Option 1. Define the three separate inputs as you’ve done in your example above and define a custom subsampling scheme that separately selects records from the North American and global inputs. Your scheme could look like the example in the multiple inputs guide (although here I use the query
option to select records I want instead of excluding records I don’t want):
subsampling:
custom-scheme:
# Select a fixed number of random sequences from North American input.
north-america-subset:
# The column name identifying the dataset comes from the input's name
# in the builds config above.
query: --query "na_subsampling == 'yes'"
max_sequences: 1000
# Select a fixed number of random sequences from global GISAID input.
global-subset:
query: --query "global_subsampling == 'yes'"
max_sequences: 500
The benefit of this approach is that you don’t need to know how the North American subsampling was defined; you can just randomly sample from it. The disadvantage is that the North American input and full GISAID input are redundant with each other; the former is a subset of the latter. This means the workflow will waste a lot of disk input/output merging these two inputs into a single FASTA and metadata file when you could just as easily start with the full GISAID input. Another issue with this approach is that the workflow will align, mask, and filter every sequence from all inputs before it merges the inputs together. This can take a long time even with a lot of CPUs.
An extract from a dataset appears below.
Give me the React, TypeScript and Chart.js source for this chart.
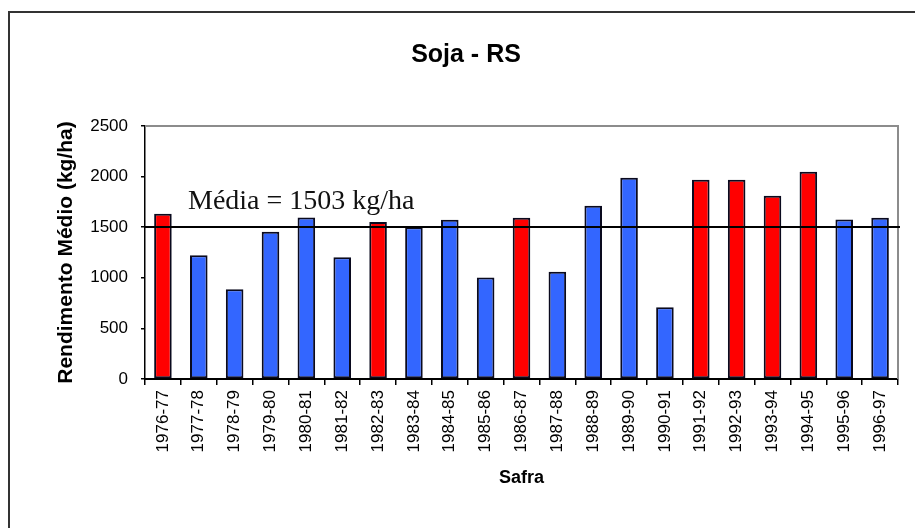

Option 2. Start with only the full GISAID input and select your own North American and global subsets. With this approach, you can skip the extra time/disk required to merge multiple inputs and jump right to subsampling. On the other hand, you have to define your own subsampling logic to get North American sequences. You can use the Nextstrain subsampling scheme as a starting point, but this scheme uses some custom Snakemake rules to select early/late subsets of data. You would need to include these rules in your workflow or define a simpler scheme. Like the approach above, this approach will also align, mask, and filter all GISAID sequences.
Option 3. Subsample data prior to running the workflow. You can follow our guide for curating subsampled data from the full GISAID database and produce a single set of subsampled sequences and metadata to pass to the ncov workflow. This approach requires your logic about subsampling to live outside of the ncov workflow, but you could imagine putting that logic in a shell script or even writing your own Snakemake rules to do this work that you inject into the workflow. This approach will only need to align, mask, and filter the subsampled data you select, so it will be much faster than the other two approaches.
If you want to get started as quickly as possible, Option 1 requires the least upfront work on your part and the most computational time to complete. Option 3 requires a little extra upfront work and runs the fastest.
If you want to setup a workflow configuration that will be easy to maintain in the long term, either Option 2 or an automated version of Option 3 are the best.